Combinations of winning scholarships If six students are eligible for two scholarships worth 1k each, how many different combinations of 2 students winning the 2 scholarships are possible?
My attempt 6 nCr 2.
How am I wrong?
 A: If the scholarships are identical, and a student cannot win both, then your answer of $\binom{6}{2}=15$ is perfectly correct. 
If a student is allowed to win both, we have to add $6$ to this.
If the scholarships are named (highest standing in Math, highest standing in Physics) then the Math scholarship can be awarded in $6$ ways, and for each way so can the Physics scholarship, for a total of $6^2$.  

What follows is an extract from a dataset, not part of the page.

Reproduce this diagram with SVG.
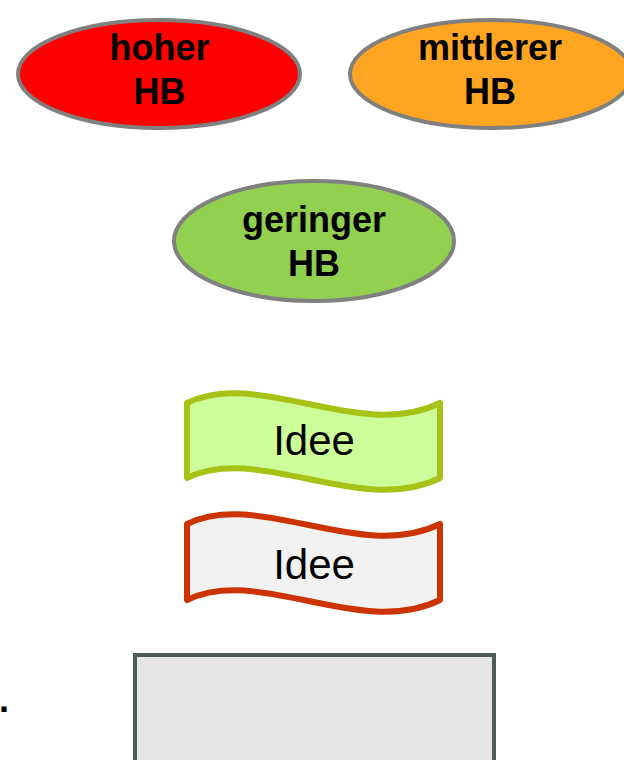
<svg xmlns="http://www.w3.org/2000/svg" width="624" height="760" viewBox="0 0 624 760">
<style>
.ell{stroke:#808080;stroke-width:4}
.bt{font-family:"Liberation Sans",Arial,sans-serif;font-weight:bold;font-size:36px;text-anchor:middle;fill:#000}
.it{font-family:"Liberation Sans",Arial,sans-serif;font-size:42px;text-anchor:middle;fill:#000}
.tape{stroke-width:6;stroke-linejoin:round}
</style>
<rect width="624" height="760" fill="#fff"/>
<g id="hoher">
<ellipse class="ell" cx="159" cy="74" rx="141" ry="54" fill="#ff0000"/>
<text class="bt" x="159.5" y="60">hoher</text>
<text class="bt" x="159.5" y="104">HB</text>
</g>
<g id="mittlerer">
<ellipse class="ell" cx="491" cy="74" rx="141" ry="54" fill="#ffa521"/>
<text class="bt" x="490" y="60">mittlerer</text>
<text class="bt" x="490" y="104">HB</text>
</g>
<g id="geringer">
<ellipse class="ell" cx="314" cy="241" rx="140" ry="60" fill="#92d050"/>
<text class="bt" x="314" y="232">geringer</text>
<text class="bt" x="314" y="276">HB</text>
</g>
<g id="idee1">
<path class="tape" d="M187,403 C260,368 360,442 440,403 L440,478 C360,517 260,443 187,478 Z" fill="#ccff99" stroke="#a8c116"/>
<text class="it" x="314" y="455">Idee</text>
</g>
<g id="idee2">
<path class="tape" d="M187,524 C260,489 360,563 440,524 L440,600 C360,639 260,565 187,600 Z" fill="#f2f2f2" stroke="#cc3300"/>
<text class="it" x="314" y="579">Idee</text>
</g>
<g id="box">
<rect x="135" y="655" width="359" height="120" fill="#e6e6e6" stroke="#4d5b5b" stroke-width="4"/>
</g>
<text x="-1" y="712" font-family="Liberation Sans, Arial, sans-serif" font-weight="bold" font-size="36">.</text>
<g id="connectors"/>
</svg>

Remark: It unfortunately happens fairly often in elementary combinatorics/probability  that a "word problem" can be interpreted in several inequivalent ways. Your interpretation (two different students are chosen, the scholarships are identical) is I think the most reasonable one, but it is not the only one. 

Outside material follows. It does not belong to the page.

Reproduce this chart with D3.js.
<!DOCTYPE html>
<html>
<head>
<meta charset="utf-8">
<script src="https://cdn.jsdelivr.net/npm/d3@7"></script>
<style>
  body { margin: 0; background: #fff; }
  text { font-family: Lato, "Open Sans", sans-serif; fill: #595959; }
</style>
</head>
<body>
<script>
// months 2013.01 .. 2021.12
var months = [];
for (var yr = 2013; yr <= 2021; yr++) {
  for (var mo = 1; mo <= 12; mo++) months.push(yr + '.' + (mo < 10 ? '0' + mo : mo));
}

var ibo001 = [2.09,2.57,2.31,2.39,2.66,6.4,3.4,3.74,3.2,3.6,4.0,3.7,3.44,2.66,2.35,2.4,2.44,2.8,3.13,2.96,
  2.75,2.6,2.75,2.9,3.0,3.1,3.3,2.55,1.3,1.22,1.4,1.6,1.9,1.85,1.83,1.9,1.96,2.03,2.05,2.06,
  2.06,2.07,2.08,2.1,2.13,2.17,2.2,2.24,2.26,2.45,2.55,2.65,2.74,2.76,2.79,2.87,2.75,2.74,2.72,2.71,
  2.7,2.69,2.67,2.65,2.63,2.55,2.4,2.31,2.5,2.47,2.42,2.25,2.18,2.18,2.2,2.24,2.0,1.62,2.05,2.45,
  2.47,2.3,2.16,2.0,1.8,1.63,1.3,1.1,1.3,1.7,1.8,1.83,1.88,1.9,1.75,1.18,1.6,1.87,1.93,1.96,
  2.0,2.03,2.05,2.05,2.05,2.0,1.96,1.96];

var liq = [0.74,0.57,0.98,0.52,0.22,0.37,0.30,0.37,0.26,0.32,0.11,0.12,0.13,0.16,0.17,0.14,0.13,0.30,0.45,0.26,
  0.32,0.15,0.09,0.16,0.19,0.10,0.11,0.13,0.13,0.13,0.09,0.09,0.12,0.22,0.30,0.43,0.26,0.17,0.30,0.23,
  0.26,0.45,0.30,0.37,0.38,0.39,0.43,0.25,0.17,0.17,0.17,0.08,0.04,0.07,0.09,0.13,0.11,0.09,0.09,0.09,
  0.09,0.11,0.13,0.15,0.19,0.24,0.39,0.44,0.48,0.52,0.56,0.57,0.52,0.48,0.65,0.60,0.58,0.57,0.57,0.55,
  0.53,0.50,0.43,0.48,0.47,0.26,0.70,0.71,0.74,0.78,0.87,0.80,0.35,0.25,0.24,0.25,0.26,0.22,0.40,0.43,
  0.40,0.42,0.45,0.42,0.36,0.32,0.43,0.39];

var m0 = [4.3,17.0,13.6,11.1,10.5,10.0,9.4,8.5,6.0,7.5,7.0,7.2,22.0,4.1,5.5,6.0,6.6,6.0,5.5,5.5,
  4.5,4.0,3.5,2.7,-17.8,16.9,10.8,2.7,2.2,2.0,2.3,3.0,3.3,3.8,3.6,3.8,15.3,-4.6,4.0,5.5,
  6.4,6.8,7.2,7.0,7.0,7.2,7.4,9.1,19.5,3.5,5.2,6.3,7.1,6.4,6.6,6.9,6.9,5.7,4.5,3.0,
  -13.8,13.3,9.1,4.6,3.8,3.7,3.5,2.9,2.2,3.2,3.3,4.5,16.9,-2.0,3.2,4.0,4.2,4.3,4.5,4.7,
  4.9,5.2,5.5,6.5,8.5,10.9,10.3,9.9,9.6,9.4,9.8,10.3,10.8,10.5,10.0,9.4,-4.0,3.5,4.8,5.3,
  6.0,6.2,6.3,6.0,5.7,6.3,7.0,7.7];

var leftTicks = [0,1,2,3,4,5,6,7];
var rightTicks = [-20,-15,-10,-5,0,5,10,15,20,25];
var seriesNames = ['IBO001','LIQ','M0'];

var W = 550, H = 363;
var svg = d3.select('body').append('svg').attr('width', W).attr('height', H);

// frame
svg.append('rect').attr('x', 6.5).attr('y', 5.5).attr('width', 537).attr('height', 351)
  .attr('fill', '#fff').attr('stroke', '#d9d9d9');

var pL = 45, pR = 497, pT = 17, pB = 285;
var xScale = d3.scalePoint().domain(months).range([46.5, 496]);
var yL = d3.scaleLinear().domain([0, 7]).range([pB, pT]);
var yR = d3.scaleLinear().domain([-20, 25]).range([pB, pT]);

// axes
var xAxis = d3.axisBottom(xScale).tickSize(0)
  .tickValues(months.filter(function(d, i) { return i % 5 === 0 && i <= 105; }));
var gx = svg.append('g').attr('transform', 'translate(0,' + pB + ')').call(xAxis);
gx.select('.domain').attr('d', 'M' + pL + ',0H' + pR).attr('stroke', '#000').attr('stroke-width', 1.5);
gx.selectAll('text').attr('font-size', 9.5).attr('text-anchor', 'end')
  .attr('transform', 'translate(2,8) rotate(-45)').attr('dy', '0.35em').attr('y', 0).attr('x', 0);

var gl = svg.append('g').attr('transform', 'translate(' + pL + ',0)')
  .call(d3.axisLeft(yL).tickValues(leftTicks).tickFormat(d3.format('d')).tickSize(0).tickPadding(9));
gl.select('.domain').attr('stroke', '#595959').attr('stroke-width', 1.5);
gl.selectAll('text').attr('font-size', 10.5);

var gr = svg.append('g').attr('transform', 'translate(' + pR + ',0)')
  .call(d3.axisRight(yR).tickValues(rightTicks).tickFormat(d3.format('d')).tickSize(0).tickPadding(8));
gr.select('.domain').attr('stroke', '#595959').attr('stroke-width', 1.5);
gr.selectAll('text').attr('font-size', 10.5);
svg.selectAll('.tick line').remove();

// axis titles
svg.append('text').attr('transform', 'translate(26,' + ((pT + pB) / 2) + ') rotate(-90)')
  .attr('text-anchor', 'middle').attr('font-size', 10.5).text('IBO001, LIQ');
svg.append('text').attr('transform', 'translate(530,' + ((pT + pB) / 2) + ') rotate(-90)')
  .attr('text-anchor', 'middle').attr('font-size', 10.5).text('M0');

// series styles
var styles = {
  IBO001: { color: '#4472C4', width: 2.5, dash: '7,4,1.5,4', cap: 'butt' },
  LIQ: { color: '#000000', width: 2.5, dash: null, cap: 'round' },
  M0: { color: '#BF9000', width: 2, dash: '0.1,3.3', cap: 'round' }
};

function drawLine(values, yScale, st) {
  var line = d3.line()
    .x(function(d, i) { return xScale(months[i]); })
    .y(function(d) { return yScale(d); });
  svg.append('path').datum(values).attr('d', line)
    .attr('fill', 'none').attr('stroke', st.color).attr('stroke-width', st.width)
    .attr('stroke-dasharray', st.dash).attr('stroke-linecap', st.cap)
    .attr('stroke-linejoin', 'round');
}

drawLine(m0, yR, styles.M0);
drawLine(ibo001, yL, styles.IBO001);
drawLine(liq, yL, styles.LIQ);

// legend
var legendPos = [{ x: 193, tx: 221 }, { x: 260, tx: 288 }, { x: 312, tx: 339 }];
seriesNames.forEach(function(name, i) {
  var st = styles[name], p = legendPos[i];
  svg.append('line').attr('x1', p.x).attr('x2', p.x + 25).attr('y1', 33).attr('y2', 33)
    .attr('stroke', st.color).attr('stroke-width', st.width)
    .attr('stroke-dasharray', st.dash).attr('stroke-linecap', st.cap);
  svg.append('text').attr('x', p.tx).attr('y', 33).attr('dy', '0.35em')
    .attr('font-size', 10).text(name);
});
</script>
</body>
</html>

A: You have to make sure you don't double count.
Call each student A, B, C, etc. Student A winning scholarship 1 and B winning scholarship 2 is the same event as A winning scholarship 2 and B winning scholarship 1.

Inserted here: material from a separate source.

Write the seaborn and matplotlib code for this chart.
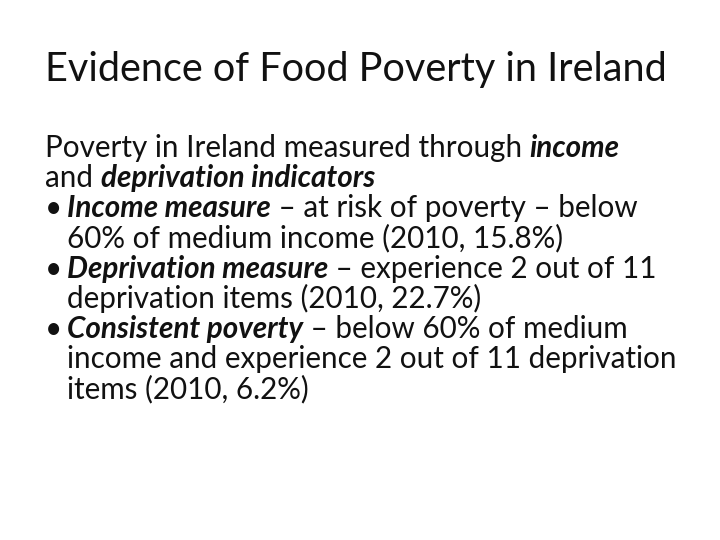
import matplotlib
matplotlib.use("Agg")
import matplotlib.pyplot as plt
import seaborn as sns

sns.set_theme(style="white")
plt.rcParams['font.family'] = ['Lato', 'DejaVu Sans']

title = "Evidence of Food Poverty in Ireland"
# (indent, bullet, y_px, segments[(text, emphasized)])
line_indent = [0, 0, 1, 1, 1, 1, 1, 1, 1]
line_bullet = [False, False, True, False, True, False, True, False, False]
line_y = [157, 187, 217, 247, 278, 308, 338, 368, 398]
line_segments = [
    [("Poverty in Ireland measured through ", False), ("income", True)],
    [("and ", False), ("deprivation indicators", True)],
    [("Income measure", True), (" – at risk of poverty – below", False)],
    [("60% of medium income (2010, 15.8%)", False)],
    [("Deprivation measure", True), (" – experience 2 out of 11", False)],
    [("deprivation items (2010, 22.7%)", False)],
    [("Consistent poverty", True), (" – below 60% of medium", False)],
    [("income and experience 2 out of 11 deprivation", False)],
    [("items (2010, 6.2%)", False)],
]

W, H = 720, 540
fig = plt.figure(figsize=(7.2, 5.4), dpi=100)
fig.patch.set_facecolor("white")
ax = fig.add_axes([0, 0, 1, 1])
ax.set_xlim(0, W)
ax.set_ylim(H, 0)
ax.axis("off")

ax.text(45, 81, title, fontsize=28.5, va="baseline", ha="left", color="#111111")

fig.canvas.draw()
r = fig.canvas.get_renderer()
fs = 21.3
for ind, bul, y, segs in zip(line_indent, line_bullet, line_y, line_segments):
    x0 = 45 if ind == 0 else 67
    if bul:
        ax.text(45, y, "•", fontsize=fs, va="baseline", ha="left", color="#111111")
    x = x0
    for txt, emph in segs:
        t = ax.text(x, y, txt, fontsize=fs, va="baseline", ha="left", color="#111111",
                    fontweight="bold" if emph else "normal",
                    fontstyle="italic" if emph else "normal")
        bb = t.get_window_extent(renderer=r)
        x += bb.width
fig.savefig("out.png", dpi=100)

A: The "choose" function $\frac{n!}{k!(n - k)!}$ ignores order. So if both of your scholarships are the same, 6 choose 2 is correct. That's the situation where Abe winning scholarship 1 and Betty winning scholarship 2 is the same as Betty winning scholarship 1 and Abe winning scholarship 2.
If that's not what you're trying to count, if you do care about order, then the "permute" function $\frac{n!}{k!}$ is what you want.